By Katherine Pretorius

South Africa’s new high-THC plan could mark an important shift in how cannabis cultivation is regulated, especially for non-medical growers hoping to enter a legal framework. Recent reporting suggests the Department of Agriculture is planning to introduce a permit system for the cultivation of high-THC cannabis for non-medical purposes, which would be a serious break from the current setup, where legal high-THC cultivation has largely sat inside the tightly controlled medical framework.
If it happens, it would signal that government is finally starting to move beyond the awkward position. South Africa has been stuck for years: private use is legal for adults, but there is still no proper, workable legal route for a broader non-medical THC industry.
Where this story comes from
A recent report from a local cannabis industry source suggests that the Department of Agriculture may be planning a permit system that would allow cultivation of non-medical cannabis with no THC cap for the local market. At this stage, though, that remains an industry report rather than an official government announcement. What gives it weight is that it lines up with broader government movement on cannabis and hemp policy, including commercialisation, private-use regulations, and future legislation.
Why people are calling it a breakthrough
At the moment, South Africa’s cannabis rules are split between limited legal channels.
SAHPRA has made it clear that its licensing mandate is for medicinal and research purposes and that current legislation does not allow it to issue licences for non-medicinal commercial cultivation. That means anyone wanting to cultivate high-THC cannabis lawfully at scale has, until now, effectively been pushed toward the expensive and highly regulated medical route.
That is exactly why this possible move by the Agriculture Department is such a big deal. If Agriculture creates a separate permit route for non-medical high-THC cultivation, it could begin carving out a new lane outside the medical-only system. In practical terms, that could be the first meaningful step toward a local legal THC economy that is not built only for export-focused medical operators.
The wider policy picture
This story is not happening in isolation. Government has already been moving, slowly but clearly, on the broader cannabis file. Recent parliamentary and departmental updates indicate that cannabis and hemp policy is still being developed, with work underway on commercialisation, health standards, licensing, and future legislation. Current reporting suggests a broader cannabis bill could reach Parliament by mid-2027.
At the same time, the policy focus has leaned more heavily toward hemp. The legal THC threshold for hemp was raised from 0.2% to 2% in December 2025, and the Department of Agriculture has already issued thousands of hemp cultivation permits. The overall pattern is clear: hemp moved first, medical cannabis remains tightly controlled, private-use rules are still being refined, and commercial policy is still taking shape. A permit route for non-medical high-THC cultivation would align with that direction, even if it has not yet been formally published into law.
The important catch
There is one important catch: this is not law yet. At the moment, there is no official notice confirming that non-medical growers can already apply for high-THC cultivation permits. Current rules still do not allow general commercial cannabis trade, and non-medical commercial cultivation is not yet formally licensed under existing law.
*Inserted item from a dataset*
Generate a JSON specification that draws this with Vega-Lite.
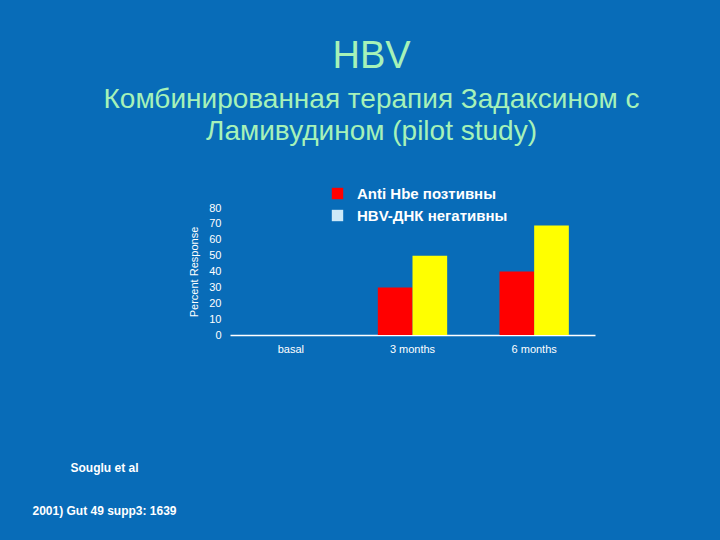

So, for now, this should be seen as a strong policy signal, not a final legal change.
What this could mean for growers
If this policy move becomes real, it could change the conversation in a few major ways.
First, it could open the door for non-medical, high-THC cultivation to operate within a lawful framework rather than being caught between private-use rights and illicit trade. Second, it could create a more realistic route for traditional and small-scale growers to enter the legal system, depending on how the permit requirements are designed. Third, it could begin shifting South Africa away from a cannabis economy built mostly around hemp permits and medical export licences, toward something that actually reflects domestic THC demand. Those possibilities are exactly why the story has drawn so much attention.
Of course, a lot depends on the details. A permit system can still be exclusionary if compliance costs are too high, only large operators qualify, or the law allows cultivation without creating workable downstream rules for processing, distribution, or retail. South Africa has already seen how easy it is to create legal grey areas that sound progressive on paper but stay inaccessible in practice.
Why Rolling Stoner should watch this closely
For Rolling Stoner, this is exactly the kind of story worth keeping an eye on. It sits at the crossroads of policy, culture, economics, and justice.
If confirmed and implemented, this would not just be another dry regulatory update. It could mark the first real sign that South Africa is preparing to treat high-THC cannabis cultivation outside the medical system as something that can be managed, permitted, and folded into the legal economy. That would be a very different conversation from the one the country has been having since decriminalisation.
For now, though, the smartest read is a cautious one: major signal, possible breakthrough, not yet final law. That may not be as flashy as the headline, but it is the honest version.